Rusia intentó impedir por todos los medios que Jamala compitiera en 2016 con su canción que abiertamente denunciaba el genocidio tártaro, en medio del conflicto por la península de Crimea, sobre el que la comunidad internacional ha echado tierra de forma reiterada. No solo compitió, sino que ganó y humilló a la estrella del país rival, Sergey Lazarev, cuya cara de orto al final de la votación será recordada durante décadas.

Jamala es hoy la princesa del pueblo en Ucrania, como en su día Ruslana fue la heroína de la resistencia en la Plaza Maidan, donde estuvo concentrada cual Juana de Arco hasta que triunfó la Revolución Naranja, o como lo fue Verka cuando desafió al incómodo vecino ruso diciéndole adiós en toda su cara mientras el país se acercaba a la Unión Europea y la OTAN.

Pero como esta gente es así, la guerra de guerrillas continuó en la última edición.

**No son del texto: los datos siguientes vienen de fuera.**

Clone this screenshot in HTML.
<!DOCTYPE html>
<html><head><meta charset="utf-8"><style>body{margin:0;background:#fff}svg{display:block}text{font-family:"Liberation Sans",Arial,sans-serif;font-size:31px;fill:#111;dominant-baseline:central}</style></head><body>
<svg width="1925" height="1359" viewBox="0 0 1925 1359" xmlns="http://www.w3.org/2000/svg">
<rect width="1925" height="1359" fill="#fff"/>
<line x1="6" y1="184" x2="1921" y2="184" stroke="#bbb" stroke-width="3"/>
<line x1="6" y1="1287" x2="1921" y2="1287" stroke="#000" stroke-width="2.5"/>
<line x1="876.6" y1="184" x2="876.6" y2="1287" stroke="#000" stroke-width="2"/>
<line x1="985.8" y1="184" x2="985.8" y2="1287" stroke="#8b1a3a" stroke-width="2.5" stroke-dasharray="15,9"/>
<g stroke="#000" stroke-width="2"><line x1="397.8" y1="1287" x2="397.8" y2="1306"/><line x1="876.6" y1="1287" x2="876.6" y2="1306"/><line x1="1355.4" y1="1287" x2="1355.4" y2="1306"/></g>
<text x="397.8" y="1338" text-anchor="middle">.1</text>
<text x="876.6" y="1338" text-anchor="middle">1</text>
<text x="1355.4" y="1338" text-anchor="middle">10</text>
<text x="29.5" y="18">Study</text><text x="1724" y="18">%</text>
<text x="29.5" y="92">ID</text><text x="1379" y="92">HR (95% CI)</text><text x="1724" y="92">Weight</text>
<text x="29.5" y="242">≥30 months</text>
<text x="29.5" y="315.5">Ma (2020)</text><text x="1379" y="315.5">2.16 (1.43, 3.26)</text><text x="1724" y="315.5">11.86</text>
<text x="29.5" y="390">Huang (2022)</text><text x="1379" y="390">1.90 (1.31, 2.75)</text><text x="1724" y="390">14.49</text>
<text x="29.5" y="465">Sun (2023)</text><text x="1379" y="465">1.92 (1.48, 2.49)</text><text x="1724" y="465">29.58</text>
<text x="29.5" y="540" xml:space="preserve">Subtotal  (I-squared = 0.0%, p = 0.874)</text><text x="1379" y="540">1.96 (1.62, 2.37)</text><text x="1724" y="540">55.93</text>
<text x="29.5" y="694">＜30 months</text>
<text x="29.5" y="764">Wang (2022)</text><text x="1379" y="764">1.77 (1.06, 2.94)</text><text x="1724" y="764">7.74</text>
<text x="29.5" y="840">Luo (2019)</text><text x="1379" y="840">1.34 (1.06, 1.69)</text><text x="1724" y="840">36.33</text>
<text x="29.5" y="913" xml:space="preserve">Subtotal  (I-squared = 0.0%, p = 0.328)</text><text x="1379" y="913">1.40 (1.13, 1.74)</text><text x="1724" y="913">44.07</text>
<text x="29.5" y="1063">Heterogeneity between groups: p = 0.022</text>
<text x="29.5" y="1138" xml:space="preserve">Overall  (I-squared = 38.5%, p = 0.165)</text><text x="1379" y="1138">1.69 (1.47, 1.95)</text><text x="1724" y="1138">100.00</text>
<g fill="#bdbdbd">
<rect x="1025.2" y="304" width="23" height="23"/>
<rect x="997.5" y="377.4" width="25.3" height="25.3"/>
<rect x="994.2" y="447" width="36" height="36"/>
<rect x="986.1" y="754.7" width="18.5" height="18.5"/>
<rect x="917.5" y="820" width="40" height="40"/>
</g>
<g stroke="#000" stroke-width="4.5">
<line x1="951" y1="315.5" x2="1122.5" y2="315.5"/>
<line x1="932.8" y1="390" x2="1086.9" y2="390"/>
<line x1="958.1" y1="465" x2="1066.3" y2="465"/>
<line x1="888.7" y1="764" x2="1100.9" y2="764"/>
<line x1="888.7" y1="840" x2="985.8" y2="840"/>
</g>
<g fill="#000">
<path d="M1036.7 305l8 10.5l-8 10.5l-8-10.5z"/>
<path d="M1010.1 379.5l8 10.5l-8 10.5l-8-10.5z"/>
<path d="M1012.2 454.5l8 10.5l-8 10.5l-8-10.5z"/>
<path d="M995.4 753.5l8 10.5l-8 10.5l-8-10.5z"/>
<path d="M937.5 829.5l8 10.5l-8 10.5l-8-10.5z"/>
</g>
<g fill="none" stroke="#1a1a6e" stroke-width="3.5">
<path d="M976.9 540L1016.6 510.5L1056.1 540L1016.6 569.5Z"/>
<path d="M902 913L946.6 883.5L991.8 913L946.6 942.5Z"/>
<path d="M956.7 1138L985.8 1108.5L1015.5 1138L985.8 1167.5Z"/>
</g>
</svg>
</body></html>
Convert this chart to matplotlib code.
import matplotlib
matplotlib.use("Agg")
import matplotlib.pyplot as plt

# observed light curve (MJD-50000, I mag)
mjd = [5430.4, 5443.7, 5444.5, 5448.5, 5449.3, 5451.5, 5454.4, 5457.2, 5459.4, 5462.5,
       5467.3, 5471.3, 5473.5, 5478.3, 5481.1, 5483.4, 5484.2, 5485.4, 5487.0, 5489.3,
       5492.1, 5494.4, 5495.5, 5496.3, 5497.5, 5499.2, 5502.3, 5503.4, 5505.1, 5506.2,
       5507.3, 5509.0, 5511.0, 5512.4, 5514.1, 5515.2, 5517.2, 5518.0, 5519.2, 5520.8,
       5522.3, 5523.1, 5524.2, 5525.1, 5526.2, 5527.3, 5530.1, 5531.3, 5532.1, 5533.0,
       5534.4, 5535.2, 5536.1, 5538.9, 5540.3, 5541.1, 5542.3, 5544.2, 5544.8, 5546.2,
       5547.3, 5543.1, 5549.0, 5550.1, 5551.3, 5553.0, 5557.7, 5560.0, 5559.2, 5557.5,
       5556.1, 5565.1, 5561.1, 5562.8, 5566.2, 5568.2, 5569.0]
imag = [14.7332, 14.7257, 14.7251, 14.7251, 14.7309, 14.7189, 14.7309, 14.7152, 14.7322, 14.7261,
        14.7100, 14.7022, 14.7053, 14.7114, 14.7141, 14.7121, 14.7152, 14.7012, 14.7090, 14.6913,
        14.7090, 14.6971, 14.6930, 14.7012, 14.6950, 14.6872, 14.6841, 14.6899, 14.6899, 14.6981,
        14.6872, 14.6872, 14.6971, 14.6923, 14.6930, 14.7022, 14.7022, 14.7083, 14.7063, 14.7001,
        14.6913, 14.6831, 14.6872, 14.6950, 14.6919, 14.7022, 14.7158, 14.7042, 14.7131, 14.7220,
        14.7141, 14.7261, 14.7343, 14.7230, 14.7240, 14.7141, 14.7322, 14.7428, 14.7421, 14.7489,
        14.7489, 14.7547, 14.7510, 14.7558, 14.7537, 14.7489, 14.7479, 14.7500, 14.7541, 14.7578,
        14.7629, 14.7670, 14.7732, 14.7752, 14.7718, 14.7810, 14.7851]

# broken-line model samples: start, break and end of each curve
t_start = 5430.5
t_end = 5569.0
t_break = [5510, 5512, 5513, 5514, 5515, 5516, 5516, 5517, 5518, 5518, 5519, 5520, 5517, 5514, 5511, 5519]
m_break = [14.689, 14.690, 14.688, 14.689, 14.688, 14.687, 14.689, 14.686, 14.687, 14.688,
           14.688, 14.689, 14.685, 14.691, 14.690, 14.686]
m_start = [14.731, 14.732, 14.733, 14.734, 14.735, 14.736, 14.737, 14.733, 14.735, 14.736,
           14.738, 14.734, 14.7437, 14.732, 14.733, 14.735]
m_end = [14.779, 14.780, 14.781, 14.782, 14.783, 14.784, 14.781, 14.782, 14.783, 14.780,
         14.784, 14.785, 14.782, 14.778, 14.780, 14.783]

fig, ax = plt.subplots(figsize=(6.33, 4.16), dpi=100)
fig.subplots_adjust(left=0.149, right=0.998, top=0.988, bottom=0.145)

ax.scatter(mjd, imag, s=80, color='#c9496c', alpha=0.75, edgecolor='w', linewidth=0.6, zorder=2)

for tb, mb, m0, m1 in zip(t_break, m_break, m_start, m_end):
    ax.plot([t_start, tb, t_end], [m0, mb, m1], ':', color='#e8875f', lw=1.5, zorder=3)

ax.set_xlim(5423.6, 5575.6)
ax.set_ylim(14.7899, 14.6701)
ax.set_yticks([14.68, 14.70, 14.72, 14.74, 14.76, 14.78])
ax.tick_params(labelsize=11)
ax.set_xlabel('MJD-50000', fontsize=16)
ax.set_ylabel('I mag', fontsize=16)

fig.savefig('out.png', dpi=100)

En una jugada maestra orquestada desde Moscú, la elección y posterior veto a la rusa Yulia Samoylova por parte de la tele ucraniana -por hacerse una gira en la zona ocupada que se consideró entrada ilegal al país, castigada con pena de cárcel, casi nada-, han terminado en una propuesta de sanción por la UER de 200.000 euros y el bloqueo de 15 millones que constaban como aval en un banco suizo. Se habla de que podrían estar ausentes hasta tres años del Festival.

¿Y Rusia? A pesar de que todo proviene de su decisión de escoger a una cantante a sabiendas de que iba a ser vetada, y a cerrarse en banda a toda salida dialogada al conflicto, de momento solo les ha caído una tibia reprimenda. Y eso que renunciaron a emitir el certamen.

“La atención se alejó de la competición y la reputación del Festival de Eurovisión se puso en peligro”, sentencia con pompa e impostada solemnidad la UER en el comunicado que anunciaba la sanción. Ah, ¿y la canción 1944 y todos los ejemplos que hemos puesto no lo hicieron? Ya.

Jamala se convirtió en princesa del pueblo, pero la suya será una muy amarga victoria.